Transport fare in Lagos has recently been hiked by almost 100 percent, as the Nigerian National Petroleum Company Limited, NNPCL, and oil marketers are steadily looking for a solution to the fuel shortage.
For instance, Badagry to Mile 2 which costs about 400 naira now cost 1000 naira. Over 100 percent increase, amongsts many others.
Bothered by the crisis, the chairman of PETROAN, Eastern Zone, Mr Sunny Ekpe made known his thoughts saying that the police won’t do anything to help solve this issue.
“Let me make it categorically clear here, there is no amount of threat by DSS that is going to change anything. If it must change, they must start from the source, they should go to the private depot operators to find out where for now we are getting products from.
“Until the cartel or cabal in that area is handled or taken care of, we can never get any reduction or fairness in the distribution of the product,” He gave his reasons.
He also added that there has been no allocation of Petrol to the portharcourt depot lately (For the past 6 months.)
Former President of the trade union congress, TUC, Peter Esele also added that the DSS would have been a vital piece of information within the supply chain to have received such ultimatum.
“For DSS to come out and issue an ultimatum, the DSS must be privy to some information. Everyone must focus on the DSS to come out with its results within 48 hours or else, DSS may also be a player in the game.

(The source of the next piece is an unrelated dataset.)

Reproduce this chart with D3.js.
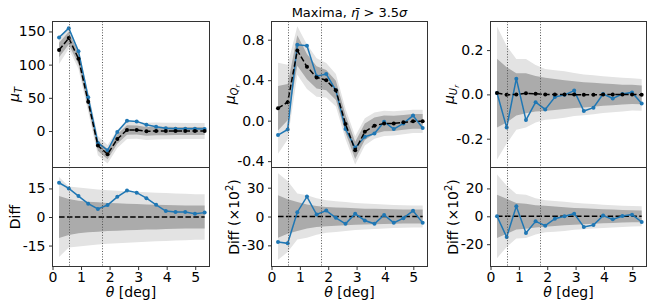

“DSS must tell Nigerians its findings within 48 hours and whoever is behind this should be prosecuted because there are enough products in this country for everybody to get petrol,” he said.
Its Chairman, Mr Oluwole Adeosun, made the call at a web training for energy journalists, yesterday, in Lagos.
Mr Oluwole Adeosun, added “We envisage a rise in demand during the yuletide season and we are prepared to work round the clock to keep our stations running.
“If the country wishes to implement a subsidy, it must be in areas targeted to help those it should help. Such areas are agriculture and transportation, to reduce food price, and inflation and generate more jobs for Nigerians.
“In tandem, we must find a way to liberalize supply. We must bring transparency and competition into supply to ensure steady and more efficient supply at optimum prices.
“Imported products must compete with locally refined products to find a meeting point between the need for local refining and competitively low but cost recovered prices for Nigerians for sustainability.
“The dialogue with the Nigerian people needs to begin to identify, negotiate and agree on these areas and begin implementation to save the downstream industry.
“The industry has been in degradation free fall due to a lack of investment to maintain, renew and grow assets and facilities such as refineries, pipelines, depots, trucks and modern filling stations,” he said.
“Neither the new refineries nor the refurbished refineries will survive with the refining margins at current pump prices.”